CHALLENGE: Only a number is wanted: how many lines of the entries include the string "draws"?

>> begin

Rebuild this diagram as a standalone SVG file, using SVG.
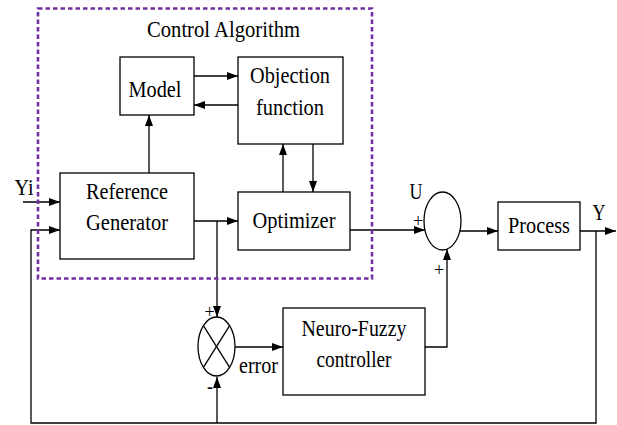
<svg xmlns="http://www.w3.org/2000/svg" width="617" height="425" viewBox="0 0 617 425">
<style>
.box{fill:#fff;stroke:#000;stroke-width:1.3}
.ln{fill:none;stroke:#000;stroke-width:1.3}
.arr{marker-end:url(#ah)}
.t{font-family:"Liberation Serif","Times New Roman",serif;font-size:23px;fill:#000;text-anchor:middle}
.s{font-family:"Liberation Serif","Times New Roman",serif;font-size:18px;fill:#000;text-anchor:middle}
.dash{fill:none;stroke:#7030A0;stroke-width:2.6;stroke-dasharray:4.5 3}
</style>
<defs>
<marker id="ah" markerUnits="userSpaceOnUse" markerWidth="12" markerHeight="10" refX="11" refY="4" orient="auto">
<path d="M0,0 L11,4 L0,8 z" fill="#000"/>
</marker>
</defs>
<rect width="617" height="425" fill="#fff"/>

<g id="connectors">
<line class="ln arr" x1="194" y1="76" x2="238" y2="76"/>
<line class="ln arr" x1="238" y1="105" x2="194" y2="105"/>
<line class="ln arr" x1="149" y1="173" x2="149" y2="115"/>
<line class="ln arr" x1="283" y1="192" x2="283" y2="144"/>
<line class="ln arr" x1="313" y1="144" x2="313" y2="192"/>
<line class="ln arr" x1="194" y1="221" x2="238" y2="221"/>
<line class="ln arr" x1="217" y1="221" x2="217" y2="317"/>
<line class="ln arr" x1="23" y1="202" x2="60" y2="202"/>
<polyline class="ln arr" points="596,231 596,423 31,423 31,230 60,230"/>
<line class="ln arr" x1="217" y1="423" x2="217" y2="377"/>
<line class="ln arr" x1="235" y1="347" x2="283" y2="347"/>
<polyline class="ln arr" points="425,347 447,347 447,249"/>
<line class="ln arr" x1="350" y1="230" x2="425" y2="230"/>
<line class="ln arr" x1="460" y1="231" x2="498" y2="231"/>
<line class="ln arr" x1="580" y1="231" x2="616" y2="231"/>
</g>

<g id="control-algorithm">
<rect class="dash" x="38" y="8.5" width="334" height="270"/>
<text class="t" x="223.5" y="37" textLength="153" lengthAdjust="spacingAndGlyphs">Control Algorithm</text>
</g>

<g id="model">
<rect class="box" x="120" y="57" width="74" height="58"/>
<text class="t" x="155" y="97" textLength="53" lengthAdjust="spacingAndGlyphs">Model</text>
</g>

<g id="objection-function">
<rect class="box" x="238" y="57" width="105" height="87"/>
<text class="t" x="290" y="83" textLength="80" lengthAdjust="spacingAndGlyphs">Objection</text>
<text class="t" x="290" y="115" textLength="68" lengthAdjust="spacingAndGlyphs">function</text>
</g>

<g id="reference-generator">
<rect class="box" x="60" y="173" width="134" height="86"/>
<text class="t" x="127" y="199" textLength="82" lengthAdjust="spacingAndGlyphs">Reference</text>
<text class="t" x="127" y="230" textLength="82" lengthAdjust="spacingAndGlyphs">Generator</text>
</g>

<g id="optimizer">
<rect class="box" x="238" y="192" width="112" height="58"/>
<text class="t" x="294" y="228" textLength="83" lengthAdjust="spacingAndGlyphs">Optimizer</text>
</g>

<g id="error-junction">
<ellipse class="ln" cx="216.5" cy="346.5" rx="18.5" ry="29.5"/>
<line class="ln" x1="203.4" y1="325.6" x2="229.6" y2="367.4"/>
<line class="ln" x1="229.6" y1="325.6" x2="203.4" y2="367.4"/>
<text class="s" x="209.5" y="318">+</text>
<text class="s" x="210" y="393" font-weight="bold">-</text>
<text class="t" x="258.5" y="373" textLength="39" lengthAdjust="spacingAndGlyphs">error</text>
</g>

<g id="neuro-fuzzy-controller">
<rect class="box" x="283" y="308" width="142" height="87"/>
<text class="t" x="354" y="336" textLength="105" lengthAdjust="spacingAndGlyphs">Neuro-Fuzzy</text>
<text class="t" x="354" y="367" textLength="75" lengthAdjust="spacingAndGlyphs">controller</text>
</g>

<g id="sum-junction">
<ellipse class="ln" cx="442.5" cy="221" rx="18.5" ry="29"/>
<text class="s" x="418" y="227">+</text>
<text class="s" x="439" y="276">+</text>
<text class="t" x="416" y="199" textLength="13" lengthAdjust="spacingAndGlyphs">U</text>
</g>

<g id="process">
<rect class="box" x="498" y="202" width="82" height="48"/>
<text class="t" x="539" y="233" textLength="62" lengthAdjust="spacingAndGlyphs">Process</text>
</g>

<g id="labels">
<text class="t" x="24" y="195" textLength="19" lengthAdjust="spacingAndGlyphs">Yi</text>
<text class="t" x="599" y="220" textLength="13" lengthAdjust="spacingAndGlyphs">Y</text>
</g>
</svg>
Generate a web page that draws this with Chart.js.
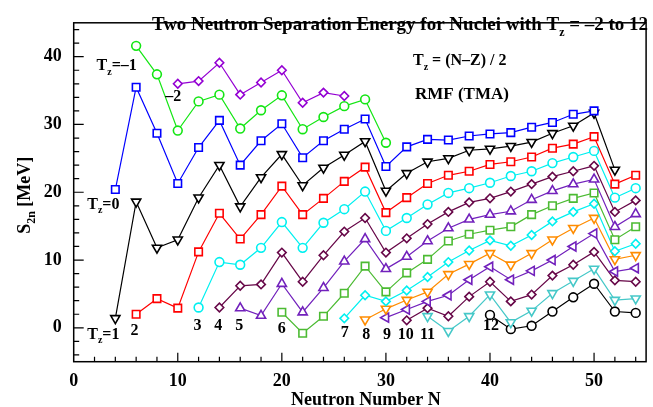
<!DOCTYPE html>
<html>
<head>
<meta charset="utf-8">
<script src="https://cdn.jsdelivr.net/npm/chart.js@4.4.1/dist/chart.umd.min.js"></script>
<style>
  html, body { margin: 0; padding: 0; background: #fff; }
  #wrap { width: 653px; height: 407px; }
</style>
</head>
<body>
<div id="wrap"><canvas id="s2n" width="653" height="407"></canvas></div>
<script>
// isospin projection of each chain and the neutron number where it starts (N goes up by 2)
const tzList = [-2, -1, 0, 1, 2, 3, 4, 5, 6, 7, 8, 9, 10, 11, 12];
const firstN = [10, 6, 4, 4, 6, 12, 14, 16, 20, 26, 28, 30, 32, 34, 40];

// S2n [MeV]
const s2nTzM2 = [36.0, 36.4, 39.1, 34.4, 36.2, 38.0, 33.2, 34.7, 34.2];
const s2nTzM1 = [41.6, 37.4, 29.1, 33.4, 34.4, 29.4, 32.1, 34.3, 29.3, 31.1, 32.7, 33.7, 27.3];
const s2nTz0 = [20.4, 35.5, 28.7, 21.3, 26.6, 30.6, 24.0, 27.6, 30.1, 25.1, 27.6, 29.3, 30.8, 23.8,
                26.7, 27.8, 27.7, 28.3, 28.6, 28.8, 29.6, 30.3, 31.5, 32.0];
const s2nTz1 = [1.4, 18.6, 11.8, 13.0, 19.2, 24.0, 17.9, 22.2, 25.6, 21.0, 23.6, 25.5, 27.5, 20.2,
                22.8, 24.5, 25.0, 26.2, 26.4, 26.8, 27.4, 28.7, 29.8, 31.7, 23.3];
const s2nTz2 = [2.0, 4.3, 2.9, 11.2, 16.9, 13.1, 16.7, 20.9, 16.7, 19.1, 21.6, 23.7, 17.0, 19.2,
                21.3, 22.5, 23.1, 24.1, 24.5, 25.2, 26.5, 27.1, 28.2, 21.2, 22.5];
const s2nTz3 = [3.0, 9.7, 9.3, 11.8, 15.6, 11.8, 15.5, 17.5, 20.1, 14.3, 16.2, 18.2, 19.9, 20.6,
                21.4, 22.4, 23.1, 24.3, 25.2, 26.1, 19.2, 20.6];
const s2nTz4 = [3.0, 6.2, 6.4, 11.1, 6.8, 10.7, 14.2, 16.2, 11.1, 13.2, 15.3, 17.1, 18.5, 19.1,
                20.1, 21.2, 22.3, 23.1, 23.9, 17.1, 18.8];
const s2nTz5 = [2.9, 1.8, 6.5, 2.3, 5.9, 9.8, 13.1, 8.7, 10.5, 12.8, 14.7, 16.0, 16.7, 17.2,
                18.9, 20.2, 21.2, 21.9, 14.9, 16.8];
const s2nTz6 = [2.3, -0.8, 1.7, 5.1, 9.1, 5.3, 8.1, 10.1, 12.8, 13.8, 14.4, 14.9, 16.7, 18.0,
                19.1, 19.9, 13.0, 14.9];
const s2nTz7 = [1.4, 4.8, 3.9, 5.5, 7.5, 9.7, 11.4, 12.9, 12.1, 13.7, 15.7, 17.1, 18.3, 11.3, 12.4];
const s2nTz8 = [1.2, 2.8, 4.1, 5.3, 7.9, 9.4, 11.0, 9.3, 11.0, 13.0, 14.7, 16.2, 10.1, 10.7];
const s2nTz9 = [1.5, 2.7, 3.9, 4.8, 7.1, 9.0, 7.1, 8.4, 10.0, 12.0, 13.9, 8.3, 8.8];
const s2nTz10 = [1.1, 2.9, 1.7, 4.6, 6.8, 3.9, 4.9, 7.7, 9.3, 11.2, 7.0, 6.8];
const s2nTz11 = [1.7, -0.5, 1.7, 4.9, 0.8, 2.5, 5.1, 6.9, 8.7, 4.1, 4.3];
const s2nTz12 = [1.9, -0.2, 0.3, 2.4, 4.5, 6.5, 2.4, 2.2];

const chains = [s2nTzM2, s2nTzM1, s2nTz0, s2nTz1, s2nTz2, s2nTz3, s2nTz4, s2nTz5,
                s2nTz6, s2nTz7, s2nTz8, s2nTz9, s2nTz10, s2nTz11, s2nTz12];

const xTicks = [0, 10, 20, 30, 40, 50];
const yTicks = [0, 10, 20, 30, 40];

// text put next to the chains, in data units
const notes = [
    {text: 'T_{z}=–1', n: 2.2, s: 38.0, align: 'left'},
    {text: '–2', n: 8.8, s: 33.4, align: 'left'},
    {text: 'T_{z}=0', n: 1.3, s: 17.6, align: 'left'},
    {text: 'T_{z}=1', n: 1.3, s: -1.6, align: 'left'},
    {text: '2', n: 5.85, s: -1.05, align: 'center'},
    {text: '3', n: 11.9, s: -0.35, align: 'center'},
    {text: '4', n: 13.9, s: -0.35, align: 'center'},
    {text: '5', n: 15.9, s: -0.35, align: 'center'},
    {text: '6', n: 20.0, s: -0.8, align: 'center'},
    {text: '7', n: 26.05, s: -1.4, align: 'center'},
    {text: '8', n: 28.1, s: -1.7, align: 'center'},
    {text: '9', n: 30.1, s: -1.7, align: 'center'},
    {text: '10', n: 31.9, s: -1.65, align: 'center'},
    {text: '11', n: 34.0, s: -1.65, align: 'center'},
    {text: '12', n: 40.1, s: -0.25, align: 'center'}
];

const serif = '"Liberation Serif", "DejaVu Serif", serif';

const styles = [
    {color: '#9400d3', shape: 'rectRot', r: 4.3, rot: 0},
    {color: '#14e614', shape: 'circle', r: 4.4, rot: 0},
    {color: '#0000ff', shape: 'rect', r: 5.3, rot: 0},
    {color: '#000000', shape: 'triangle', r: 5.3, rot: 180},
    {color: '#ff0000', shape: 'rect', r: 5.3, rot: 0},
    {color: '#00f0f0', shape: 'circle', r: 4.4, rot: 0},
    {color: '#670748', shape: 'rectRot', r: 4.3, rot: 0},
    {color: '#7221bc', shape: 'triangle', r: 5.3, rot: 0},
    {color: '#4cbb33', shape: 'rect', r: 5.3, rot: 0},
    {color: '#00f0f0', shape: 'rectRot', r: 4.3, rot: 0},
    {color: '#ff8c00', shape: 'triangle', r: 5.3, rot: 180},
    {color: '#7221bc', shape: 'triangle', r: 5.3, rot: 270},
    {color: '#670748', shape: 'rectRot', r: 4.3, rot: 0},
    {color: '#45c8c8', shape: 'triangle', r: 5.3, rot: 180},
    {color: '#000000', shape: 'circle', r: 4.4, rot: 0}
];

// draws "T_{z}=0" style strings with subscripts
function drawRich(ctx, str, x, y, size, align) {
    var parts = [];
    str.split(/(_\{[^}]*\})/).forEach(function (p) {
        if (!p) return;
        if (p.indexOf('_{') === 0) parts.push({t: p.slice(2, -1), sub: true});
        else parts.push({t: p, sub: false});
    });
    var main = 'bold ' + size + 'px ' + serif;
    var small = 'bold ' + Math.round(size * 0.64) + 'px ' + serif;
    var w = 0;
    parts.forEach(function (p) {
        ctx.font = p.sub ? small : main;
        w += ctx.measureText(p.t).width;
    });
    var cx = align === 'center' ? x - w / 2 : (align === 'right' ? x - w : x);
    parts.forEach(function (p) {
        ctx.font = p.sub ? small : main;
        ctx.fillText(p.t, cx, p.sub ? y + size * 0.3 : y);
        cx += ctx.measureText(p.t).width;
    });
}

const framePlugin = {
    id: 'frame',
    afterDatasetsDraw(chart) {
        var ctx = chart.ctx, a = chart.chartArea, x = chart.scales.x, y = chart.scales.y;
        ctx.save();
        ctx.fillStyle = '#000';
        ctx.textAlign = 'left';
        ctx.textBaseline = 'alphabetic';
        notes.forEach(function (nt) {
            drawRich(ctx, nt.text, x.getPixelForValue(nt.n), y.getPixelForValue(nt.s), 16, nt.align);
        });

        // frame and inward ticks
        ctx.strokeStyle = '#000';
        ctx.lineWidth = 1.5;
        ctx.strokeRect(a.left, a.top, a.right - a.left, a.bottom - a.top);
        ctx.lineWidth = 1.2;
        ctx.beginPath();
        for (var n = 2; n <= 54; n += 2) {
            var px = x.getPixelForValue(n);
            ctx.moveTo(px, a.bottom);
            ctx.lineTo(px, a.bottom - (n % 10 === 0 ? 9 : 5));
        }
        for (var s = -4; s <= 44; s += 2) {
            var py = y.getPixelForValue(s);
            ctx.moveTo(a.left, py);
            ctx.lineTo(a.left + (s % 10 === 0 ? 10 : 5.5), py);
        }
        ctx.stroke();

        // title and captions
        drawRich(ctx, 'Two Neutron Separation Energy for Nuclei with T_{z} = –2 to 12', 400, 30, 19, 'center');
        drawRich(ctx, 'T_{z} = (N–Z) / 2', 413, 65, 16, 'left');
        drawRich(ctx, 'RMF (TMA)', 415, 99, 17, 'left');
        drawRich(ctx, 'Neutron Number N', (a.left + a.right) / 2 + 6, 405, 18, 'center');

        ctx.translate(30, (a.top + a.bottom) / 2 + 3);
        ctx.rotate(-Math.PI / 2);
        drawRich(ctx, 'S_{2n} [MeV]', 0, 0, 18, 'center');
        ctx.restore();
    }
};

const datasets = chains.map(function (vals, i) {
    var st = styles[i];
    return {
        label: 'Tz=' + tzList[i],
        data: vals.map(function (v, j) { return {x: firstN[i] + 2 * j, y: v}; }),
        borderColor: st.color,
        backgroundColor: '#fff',
        pointBackgroundColor: '#fff',
        pointBorderColor: st.color,
        pointStyle: st.shape,
        pointRadius: st.r,
        pointRotation: st.rot,
        pointBorderWidth: 1.6,
        borderWidth: 1.2,
        tension: 0,
        fill: false
    };
});

const tickFont = {family: serif, size: 18, weight: 'bold'};

new Chart(document.getElementById('s2n'), {
    type: 'line',
    data: {datasets: datasets},
    options: {
        responsive: false,
        animation: false,
        devicePixelRatio: 1,
        layout: {padding: {left: 0, top: 11, right: 2, bottom: 0}},
        plugins: {legend: {display: false}, tooltip: {enabled: false}},
        scales: {
            x: {
                type: 'linear', min: 0, max: 55,
                grid: {display: false, drawTicks: false},
                border: {display: false},
                afterBuildTicks: function (sc) { sc.ticks = xTicks.map(function (v) { return {value: v}; }); },
                afterFit: function (sc) { sc.height = 45.3; },
                ticks: {color: '#000', font: tickFont, padding: 9, maxRotation: 0, autoSkip: false}
            },
            y: {
                type: 'linear', min: -5, max: 45,
                grid: {display: false, drawTicks: false},
                border: {display: false},
                afterBuildTicks: function (sc) { sc.ticks = yTicks.map(function (v) { return {value: v}; }); },
                afterFit: function (sc) { sc.width = 73.7; },
                ticks: {color: '#000', font: tickFont, padding: 12, autoSkip: false}
            }
        }
    },
    plugins: [framePlugin]
});
</script>
</body>
</html>
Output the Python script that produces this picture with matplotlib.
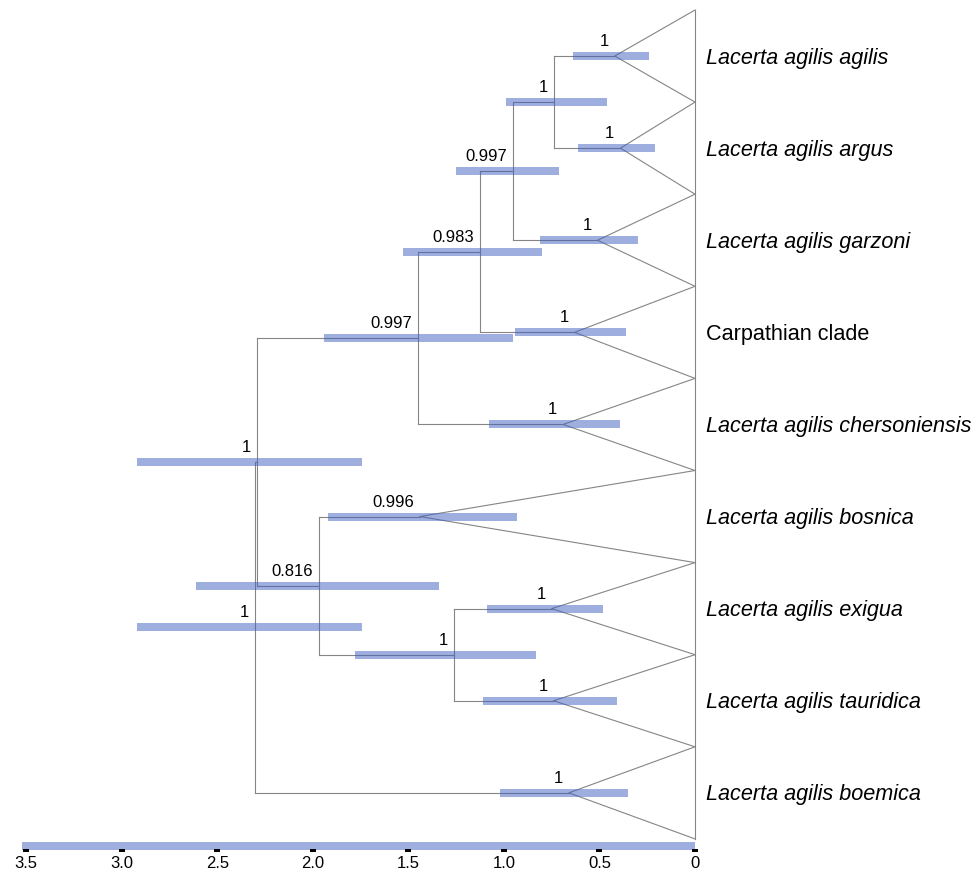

>> end

IN RESPONSE: 2